REWEIGHTING DATA IN THE SPIRIT OF TUKEY: USING BAYESIAN POSTERIOR PROBABILITIES AS RASCH RESIDUALS FOR STUDYING MISFIT
Publication or External Link
A new variant of the iterative "data = fit + residual" data-analytical approach described by Mosteller and Tukey is proposed and implemented in the context of item response theory psychometric models. Posterior probabilities from a Bayesian mixture model of a Rasch item response theory model and an unscalable latent class are expressed as weights for the original data. The data weighted by the units' posterior probabilities for the unscalable class is used for further exploration of structures. Data were generated in accordance with departures from the Rasch model that have been studied in the literature. Factor analysis models are compared with the original data and the data as reweighted by the posterior probabilities for the unscalable class. Eigenvalues are compared with Horn's parallel analysis corresponding to each class of factor models to determine the number of factors in a dataset.

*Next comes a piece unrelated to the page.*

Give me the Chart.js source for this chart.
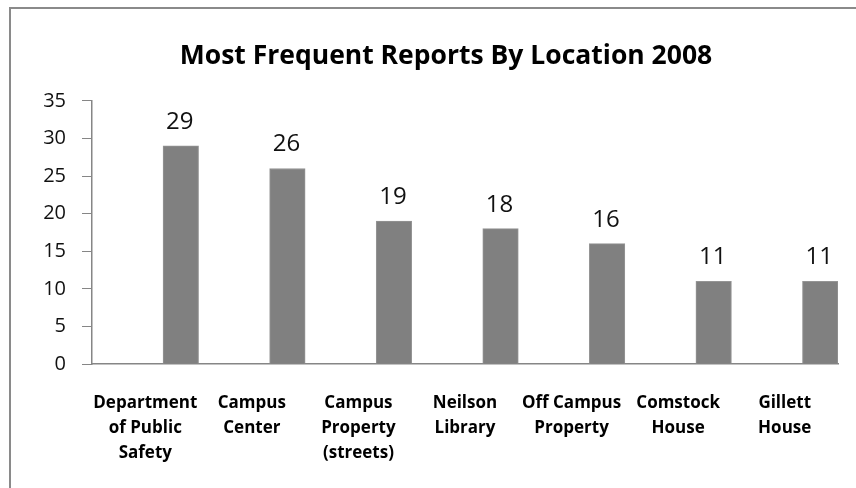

In comparing two weighted data sets, the Rasch weighted data and the data were considered unscalable, and clear differences are manifest. Pattern types are detected for the Rasch baselines that have different patterns than that of random or systematic contamination. The Rasch baseline patterns are strongest around item difficulties that are closest to the mean generating value of è's. Patterns in baseline conditions are weaker as they depart from a item difficulty of zero and move toward extreme values of ±6. The random contamination factor patterns are typically flat and near zero regardless of the item difficulty with which it is associated. Systematic contamination using reversed Rasch generated data produces alternate patterns to the Rasch baseline condition and in some conditions shows an opposite effect when compared to the Rasch patterns. Differences can also be detected within the residually weighted data between the Rasch generated subtest and contaminated subtest. In conditions that have identified factors, the Rasch subtest often had Rasch patterns and the contaminated subtest has some form of random/flat or systematic/reversed pattern.